Specifically, the indictment charges Bilal Ahmed Khaleeq, 47, and Amna Cheema, 37, with one count each of conspiracy to commit marriage fraud. If convicted, the count charged in the indictment carries a maximum statutory penalty of five years in federal prison and a $250,000 fine.

Khaleeq and Cheema made their initial appearances in federal court Tuesday before U.S. Magistrate Judge Horan. Both were released on bond.

According to the indictment, in May 2015, Khaleeq intentionally solicited Person A, a naturalized U.S. citizen originally from India, to marry Cheema, a Pakistani national, for the purpose of obtaining U.S. permanent residence for Cheema.

In exchange for entering into a fraudulent marriage and proceeding through the permanent residence process, Person A received a payment of $745, with promises of additional monies upon approval of the Application to Register Permanent Residence or Adjust Status application (Form I-485).

Cheema and Person A were married in Dallas County on June 15, 2015. Khaleeq arranged the marriage, advised Cheema regarding the filing of the Petition for Alien Relative (Form I-130), and represented the parties at the interview with U.S. Citizenship and Immigration Services (USCIS).

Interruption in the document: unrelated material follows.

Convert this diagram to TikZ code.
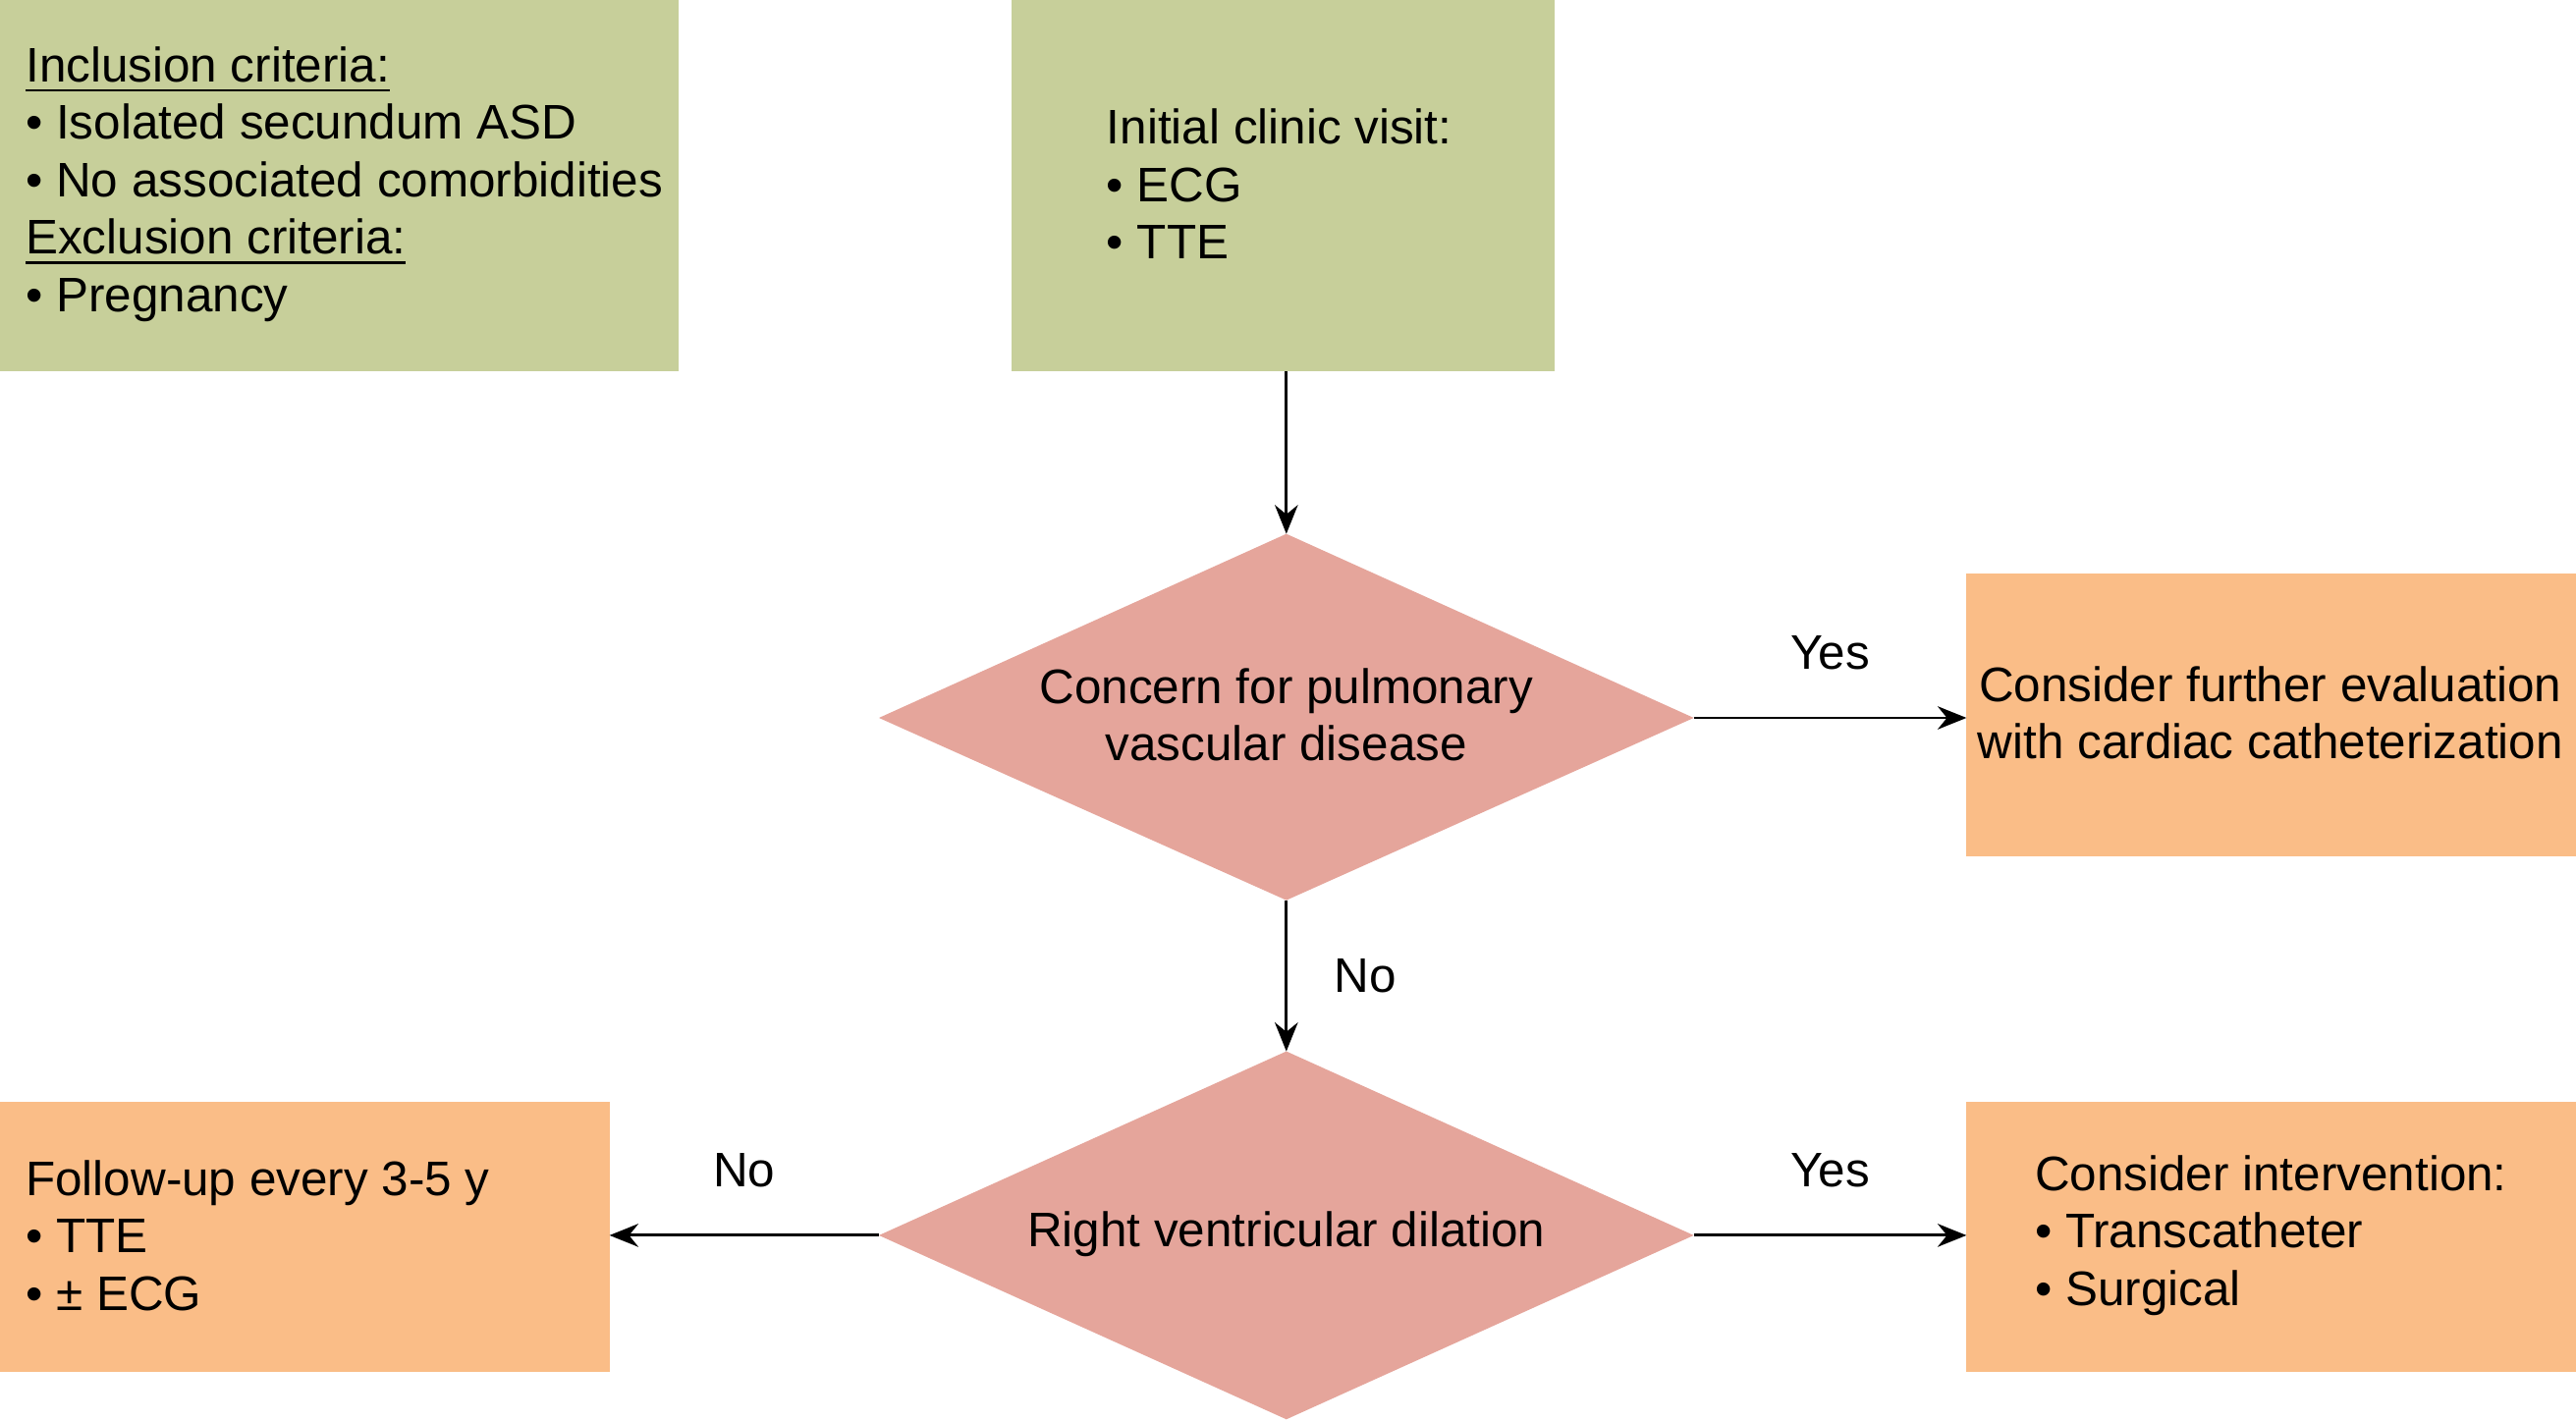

After Cheema and Person A had been married, Khaleeq advised the parties on preparing the I-130 petition and supporting documents needed to make the marriage appear legitimate. Khaleeq’s advice included but was not limited to, joint bank accounts, tax returns, bills concerning their joint residence, and other fraudulent evidence, including photos. On July 10, 2015, the parties filed Forms I-130 and I-485 with USCIS.

The indictment further alleges that from January 26, 2016, through March 7, 2017, Khaleeq, Cheema and Person A had several discussions regarding the immigration process and the documentary evidence needed to represent Cheema and Person A as a bona fide married couple for the purposes of obtaining the immigration benefit.

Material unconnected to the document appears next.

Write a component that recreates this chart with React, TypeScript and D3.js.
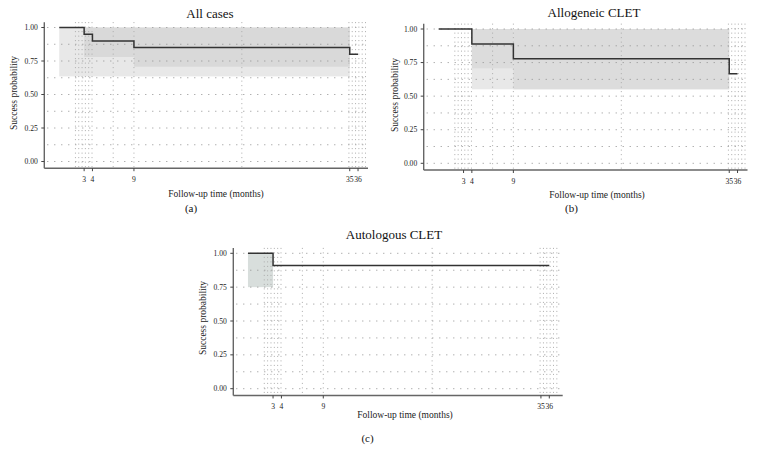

In addition, Khaleeq coached Person A how to address the questions that would be posed during the USCIS interview process. Among other advisals, Khaleeq specifically instructed Person A to tell the USCIS adjudications officer that he cohabitated with Cheema even though that was a false statement. Khaleeq also advised Person A to leave some articles of clothing in Cheema’s residence to make it appear that he was residing there.

Additionally, the parties discussed filing joint tax returns to provide additional evidence and discussed how long Person A and Cheema should remain married in order for her to obtain her U.S. permanent residence.

“Immigration attorneys risk severe consequences when they choose to illegally profit by breaking U.S. immigration laws rather than building a profession on following those laws,” said Katrina W. Berger, special agent in charge of HSI Dallas. “HSI leads a Dallas-area Document and Benefit Fraud Task Force, and partners daily with many local law enforcement agencies to enforce immigration laws. HSI and our law enforcement partners will not tolerate immigration fraud — especially by immigration attorneys.”